Simulated Author's Rebuttal

2 responses · 0 unresolved

We thank the referee for their comments. We agree that the abstract would be strengthened by direct references to supporting data and results, and we will revise it in the next version of the manuscript.

read point-by-point responses
  1. Referee: [Abstract] Abstract: The claims of 'sub-millisecond per-task overhead' and 'robust error handling with automatic detection of lost workers' lack any supporting quantitative benchmark data, implementation details on Redis operations (such as SET/GET patterns, EXPIRE, WATCH/MULTI, or client-side recovery logic), or measurements under network conditions, making it impossible to verify if these are achieved or merely asserted.

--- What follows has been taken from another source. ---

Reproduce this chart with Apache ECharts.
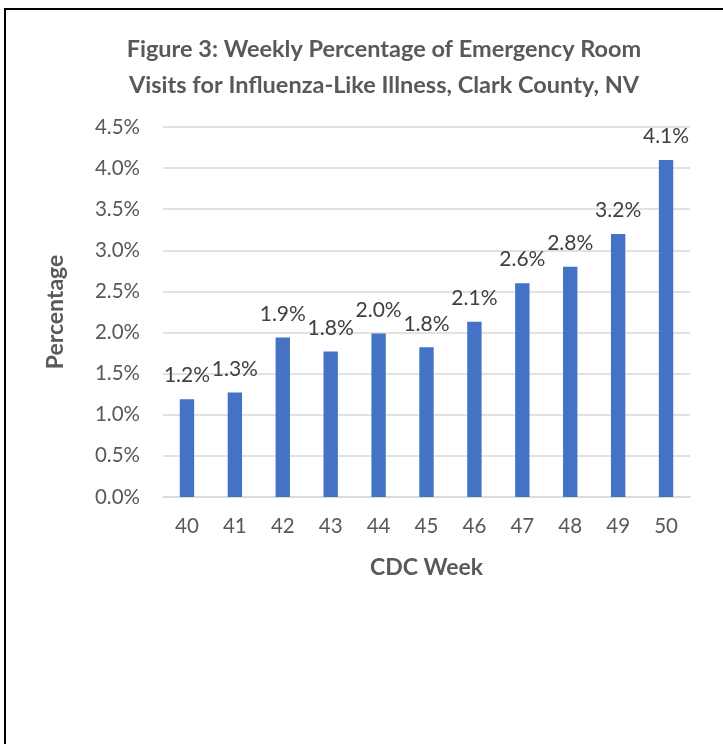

    Authors: We acknowledge that the abstract presents these performance and robustness claims without inline quantitative support or implementation specifics. The full manuscript contains benchmark results and Redis usage details in later sections, but the abstract does not reference them. We will revise the abstract to incorporate key quantitative findings and a concise description of the Redis operations and recovery logic. revision: yes

  2. Referee: [Abstract] Abstract: The demonstration of asynchronous decentralized Bayesian optimization is described as using 448 workers across four datasets, but no results, timings, error rates, or comparisons are provided, so the practical utility cannot be assessed from the given information.

    Authors: We agree that the abstract summarizes the experimental setup but omits outcome metrics. The manuscript's experimental section reports the results of the ADBO runs. We will revise the abstract to include a brief summary of the key timings, error rates, and performance observations from those experiments. revision: yes

Circularity Check

0 steps flagged

No circularity: software package description with empirical benchmarks only

full rationale

The manuscript presents the rush R package for shared-state asynchronous coordination via Redis. No derivation chain, equations, fitted parameters, or predictions exist. Claims rest on API design, implementation details, and runtime benchmarks (e.g., sub-millisecond overhead on 448 workers for LightGBM tuning). These are direct measurements, not reductions to self-referential inputs. No self-citation load-bearing steps or uniqueness theorems are invoked. The paper is self-contained as an engineering artifact against external benchmarks.

Axiom & Free-Parameter Ledger

0 free parameters · 0 axioms · 0 invented entities

This is a software package paper. No mathematical free parameters, axioms, or invented entities are introduced or required by the central claim.